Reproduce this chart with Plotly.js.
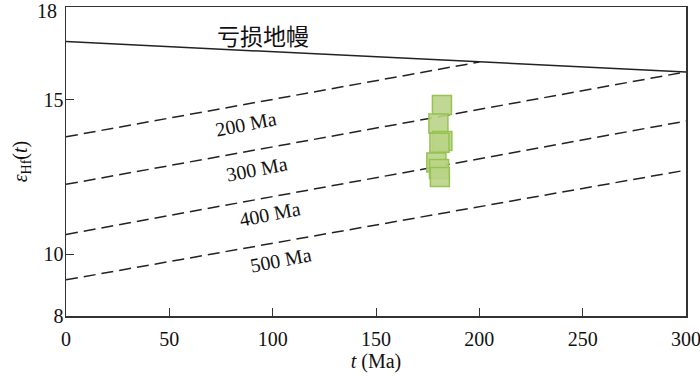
<!DOCTYPE html>
<html>
<head>
<meta charset="utf-8">
<script src="https://cdn.plot.ly/plotly-3.0.1.min.js"></script>
<style>
  html, body { margin: 0; padding: 0; background: #fff; }
  #chart { width: 700px; height: 377px; }
</style>
</head>
<body>
<div id="chart"></div>
<script>
// depleted mantle evolution line
var dmT = [0, 300];
var dmE = [16.88, 15.90];

// crustal model age lines (dashed)
var modelNames = ["200 Ma", "300 Ma", "400 Ma", "500 Ma"];
var modelT = [[0, 200], [0, 300], [0, 300], [0, 300]];
var modelE = [[13.80, 16.22], [12.26, 15.90], [10.64, 14.31], [9.17, 12.72]];

// label positions for the model lines
var labelT = [87, 92.5, 98.7, 104];
var labelE = [14.22, 12.75, 11.3, 9.8];

// zircon samples
var sampleT = [181.9, 180.2, 182.1, 180.7, 179.2, 180.5, 180.9];
var sampleE = [14.83, 14.23, 13.66, 13.61, 12.97, 12.76, 12.50];

// y ticks; the top one is written separately so it stays inside the page
var yTickVals = [8, 10, 15, 18];
var yTickText = ["8", "10", "15", ""];
var yTopLabel = "18";

var serif = "Liberation Serif, Times New Roman, serif";

var data = [];

data.push({
    x: dmT,
    y: dmE,
    mode: "lines",
    line: {color: "#222", width: 1.5},
    hoverinfo: "skip"
});

for (var i = 0; i < modelNames.length; i++) {
    data.push({
        x: modelT[i],
        y: modelE[i],
        mode: "lines",
        line: {color: "#222", width: 1.5, dash: "12px,6px"},
        hoverinfo: "skip"
    });
}

data.push({
    x: sampleT,
    y: sampleE,
    mode: "markers",
    marker: {
        symbol: "square",
        size: 19,
        color: "rgba(185,212,135,0.9)",
        line: {color: "#96c250", width: 1.5}
    }
});

var annotations = modelNames.map(function(name, i) {
    return {
        x: labelT[i],
        y: labelE[i],
        text: name,
        showarrow: false,
        textangle: -11,
        font: {family: serif, size: 20, color: "#111"}
    };
});

annotations.push({
    x: 95.5,
    y: 17.08,
    text: "亏损地幔",
    showarrow: false,
    font: {family: "Noto Sans CJK SC", size: 23, color: "#111"}
});

annotations.push({
    xref: "paper",
    x: 0,
    y: 18,
    xanchor: "right",
    yanchor: "middle",
    xshift: -7,
    yshift: -4,
    text: yTopLabel,
    showarrow: false,
    font: {family: serif, size: 20, color: "#111"}
});

var layout = {
    width: 700,
    height: 377,
    margin: {l: 66, r: 14, t: 7, b: 61},
    paper_bgcolor: "#fff",
    plot_bgcolor: "#fff",
    showlegend: false,
    font: {family: serif, color: "#111"},
    xaxis: {
        range: [0, 300],
        tickvals: [0, 50, 100, 150, 200, 250, 300],
        ticks: "inside",
        ticklen: 8,
        tickcolor: "#333",
        ticklabeloverflow: "allow",
        ticklabelstandoff: 4,
        showgrid: false,
        zeroline: false,
        showline: true,
        linecolor: "#333",
        linewidth: 1.5,
        mirror: true,
        tickfont: {family: serif, size: 20},
        title: {text: "<i>t</i> (Ma)", font: {family: serif, size: 20}, standoff: 2}
    },
    yaxis: {
        range: [8, 18],
        tickvals: yTickVals,
        ticktext: yTickText,
        ticks: "inside",
        ticklen: 8,
        tickcolor: "#333",
        ticklabeloverflow: "allow",
        ticklabelstandoff: -3,
        showgrid: false,
        zeroline: false,
        showline: true,
        linecolor: "#333",
        linewidth: 1.5,
        mirror: true,
        tickfont: {family: serif, size: 20},
        title: {text: "<i>ε</i><sub>Hf</sub>(<i>t</i>)", font: {family: serif, size: 20}, standoff: 10}
    },
    annotations: annotations
};

Plotly.newPlot("chart", data, layout, {displayModeBar: false, staticPlot: true});
</script>
</body>
</html>
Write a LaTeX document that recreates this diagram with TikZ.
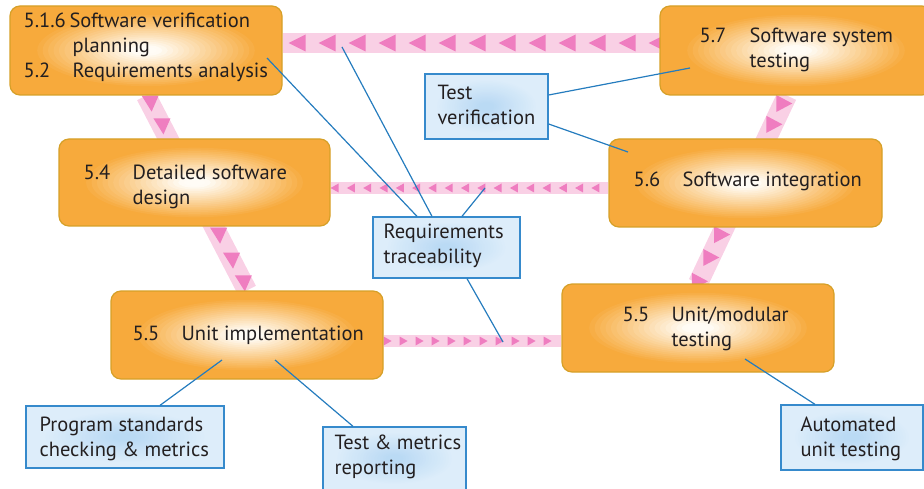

*Exercise:* Print all of the entries word for word. Skip any images they contain.

*Task solution:*
Reproduce this chart with Plotly.js.
<!DOCTYPE html>
<html>
<head>
<meta charset="utf-8">
<script src="https://cdn.plot.ly/plotly-3.0.1.min.js"></script>
<style>
  html, body { margin: 0; padding: 0; background: #fff; }
  #chart { width: 700px; height: 377px; }
</style>
</head>
<body>
<div id="chart"></div>
<script>
// depleted mantle evolution line
var dmT = [0, 300];
var dmE = [16.88, 15.90];

// crustal model age lines (dashed)
var modelNames = ["200 Ma", "300 Ma", "400 Ma", "500 Ma"];
var modelT = [[0, 200], [0, 300], [0, 300], [0, 300]];
var modelE = [[13.80, 16.22], [12.26, 15.90], [10.64, 14.31], [9.17, 12.72]];

// label positions for the model lines
var labelT = [87, 92.5, 98.7, 104];
var labelE = [14.22, 12.75, 11.3, 9.8];

// zircon samples
var sampleT = [181.9, 180.2, 182.1, 180.7, 179.2, 180.5, 180.9];
var sampleE = [14.83, 14.23, 13.66, 13.61, 12.97, 12.76, 12.50];

// y ticks; the top one is written separately so it stays inside the page
var yTickVals = [8, 10, 15, 18];
var yTickText = ["8", "10", "15", ""];
var yTopLabel = "18";

var serif = "Liberation Serif, Times New Roman, serif";

var data = [];

data.push({
    x: dmT,
    y: dmE,
    mode: "lines",
    line: {color: "#222", width: 1.5},
    hoverinfo: "skip"
});

for (var i = 0; i < modelNames.length; i++) {
    data.push({
        x: modelT[i],
        y: modelE[i],
        mode: "lines",
        line: {color: "#222", width: 1.5, dash: "12px,6px"},
        hoverinfo: "skip"
    });
}

data.push({
    x: sampleT,
    y: sampleE,
    mode: "markers",
    marker: {
        symbol: "square",
        size: 19,
        color: "rgba(185,212,135,0.9)",
        line: {color: "#96c250", width: 1.5}
    }
});

var annotations = modelNames.map(function(name, i) {
    return {
        x: labelT[i],
        y: labelE[i],
        text: name,
        showarrow: false,
        textangle: -11,
        font: {family: serif, size: 20, color: "#111"}
    };
});

annotations.push({
    x: 95.5,
    y: 17.08,
    text: "亏损地幔",
    showarrow: false,
    font: {family: "Noto Sans CJK SC", size: 23, color: "#111"}
});

annotations.push({
    xref: "paper",
    x: 0,
    y: 18,
    xanchor: "right",
    yanchor: "middle",
    xshift: -7,
    yshift: -4,
    text: yTopLabel,
    showarrow: false,
    font: {family: serif, size: 20, color: "#111"}
});

var layout = {
    width: 700,
    height: 377,
    margin: {l: 66, r: 14, t: 7, b: 61},
    paper_bgcolor: "#fff",
    plot_bgcolor: "#fff",
    showlegend: false,
    font: {family: serif, color: "#111"},
    xaxis: {
        range: [0, 300],
        tickvals: [0, 50, 100, 150, 200, 250, 300],
        ticks: "inside",
        ticklen: 8,
        tickcolor: "#333",
        ticklabeloverflow: "allow",
        ticklabelstandoff: 4,
        showgrid: false,
        zeroline: false,
        showline: true,
        linecolor: "#333",
        linewidth: 1.5,
        mirror: true,
        tickfont: {family: serif, size: 20},
        title: {text: "<i>t</i> (Ma)", font: {family: serif, size: 20}, standoff: 2}
    },
    yaxis: {
        range: [8, 18],
        tickvals: yTickVals,
        ticktext: yTickText,
        ticks: "inside",
        ticklen: 8,
        tickcolor: "#333",
        ticklabeloverflow: "allow",
        ticklabelstandoff: -3,
        showgrid: false,
        zeroline: false,
        showline: true,
        linecolor: "#333",
        linewidth: 1.5,
        mirror: true,
        tickfont: {family: serif, size: 20},
        title: {text: "<i>ε</i><sub>Hf</sub>(<i>t</i>)", font: {family: serif, size: 20}, standoff: 10}
    },
    annotations: annotations
};

Plotly.newPlot("chart", data, layout, {displayModeBar: false, staticPlot: true});
</script>
</body>
</html>
Write a LaTeX document that recreates this diagram with TikZ.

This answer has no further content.